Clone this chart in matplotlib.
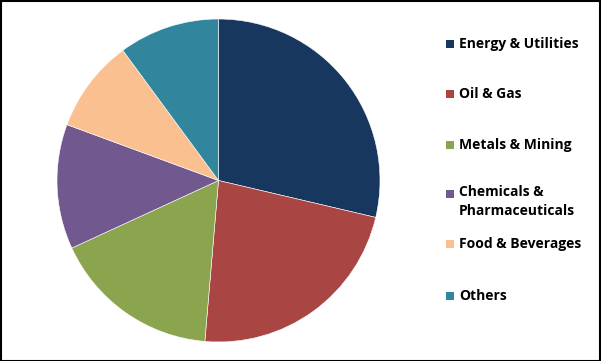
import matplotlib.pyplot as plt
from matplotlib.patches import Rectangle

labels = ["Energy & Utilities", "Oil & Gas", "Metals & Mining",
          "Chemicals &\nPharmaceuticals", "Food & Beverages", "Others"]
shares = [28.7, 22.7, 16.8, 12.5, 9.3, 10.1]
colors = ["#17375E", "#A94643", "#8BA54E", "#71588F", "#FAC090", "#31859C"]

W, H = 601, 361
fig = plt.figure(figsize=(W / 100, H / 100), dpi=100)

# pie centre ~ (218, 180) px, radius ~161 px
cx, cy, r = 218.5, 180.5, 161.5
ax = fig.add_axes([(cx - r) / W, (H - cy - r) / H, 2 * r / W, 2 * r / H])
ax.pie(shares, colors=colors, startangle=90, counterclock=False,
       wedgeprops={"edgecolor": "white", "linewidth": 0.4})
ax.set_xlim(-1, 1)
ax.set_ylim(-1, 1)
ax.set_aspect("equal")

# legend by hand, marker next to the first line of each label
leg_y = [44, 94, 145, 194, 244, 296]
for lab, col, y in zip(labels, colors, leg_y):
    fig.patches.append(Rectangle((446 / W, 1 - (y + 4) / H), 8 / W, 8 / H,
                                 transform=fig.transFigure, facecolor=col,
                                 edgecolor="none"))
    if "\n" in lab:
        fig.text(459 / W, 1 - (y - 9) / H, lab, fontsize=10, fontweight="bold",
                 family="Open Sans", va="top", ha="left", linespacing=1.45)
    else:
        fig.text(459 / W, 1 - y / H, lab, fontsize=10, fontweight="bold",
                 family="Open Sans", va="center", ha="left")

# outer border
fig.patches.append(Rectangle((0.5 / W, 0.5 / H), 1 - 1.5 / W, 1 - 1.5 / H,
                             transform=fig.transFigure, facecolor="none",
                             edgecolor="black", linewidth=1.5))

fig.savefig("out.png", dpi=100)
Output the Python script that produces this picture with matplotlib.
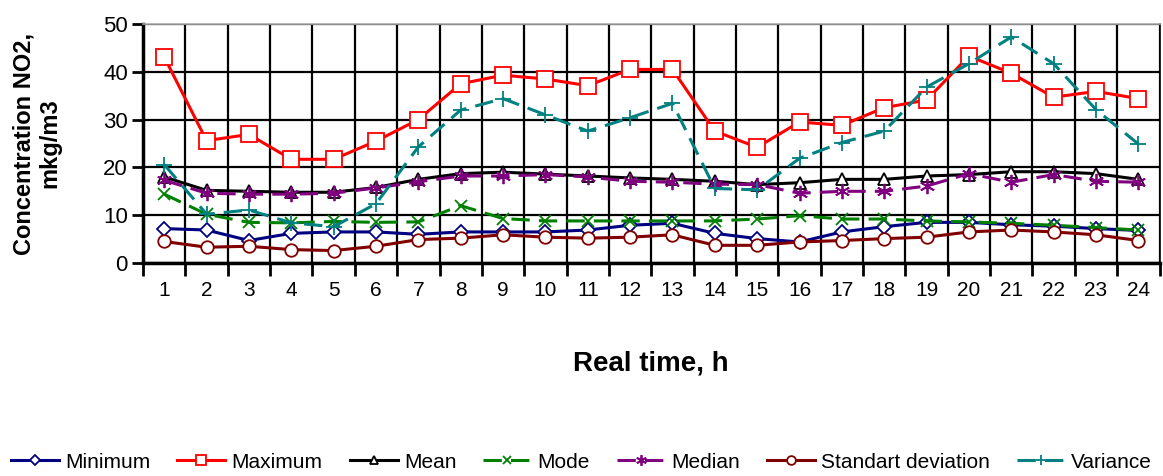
........
Aim of the exercise - Across the entries above, how many lines contain "matplotlib"? Provide only the count.

Reply to the task - 4